Author and theologian Matthew Fox reminds us of the necessity of darkness in his writings on Creation Spirituality. In Original Blessing, he describes one path of the spiritual journey as the via negativa, or “the way of negation.” On this path, we let go of what we have created and what we seek and “befriend the darkness. When we are on the via negativa, we embrace what Buddhism calls the great “nothing,” which is the heart of the universe. We yield to the darkness so that, when the time comes, we can once again see the light, but with a deeper understanding of ourselves.
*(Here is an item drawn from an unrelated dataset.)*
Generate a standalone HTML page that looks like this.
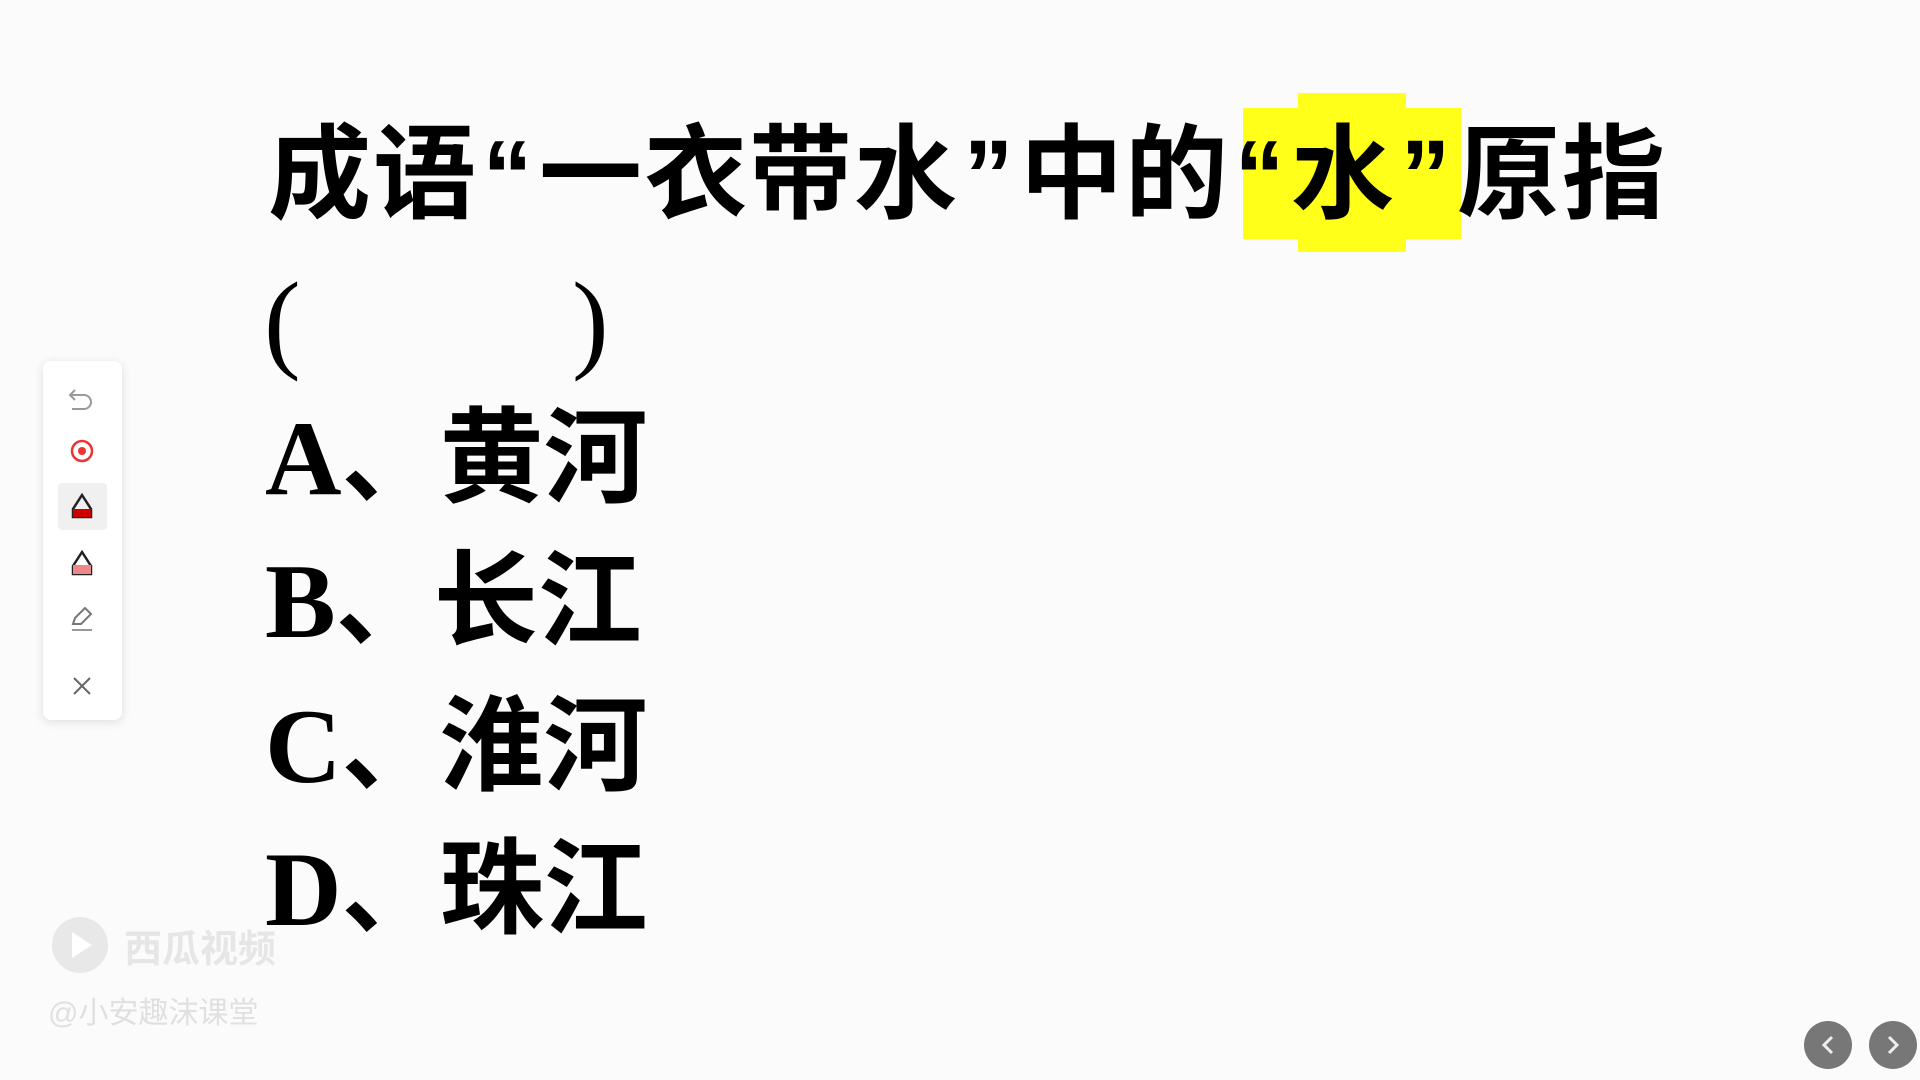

It isn’t easy for most of us to embrace the darkness. For the past three centuries since the start of the Enlightenment darkness has fallen out of favor, and has been equated with ignorance, despair, and evil, rather than mystery, potential, and renewal. Spiritually, we shy away from the dark and its silence, preferring the distractions of light and sound that the modern world offers us. And, technologically, we’ve practically rendered darkness extinct with electricity and the seemingly never ending string of lights wrapped around the planet. We have become a specie that is afraid of the dark. We are even afraid of our own shadows, as the saying goes. In Jungian psychology, the shadow represents the part of ourselves that we would rather not know. But even these shadowy parts of ourselves cowardly or selfish though they may be are a part of who we are and denying them prevents us from living up to our true potential.

So the next time you are feeling spiritually dark, remember that our hearts started beating in the darkness of the womb, seeds germinate in the darkness of the earth, and the earth rests in the darkness of winter so that spring can return. We all need fallow time. Darkness is a gift it’s a great open space in which anything can happen. Surrender to it and the light will return.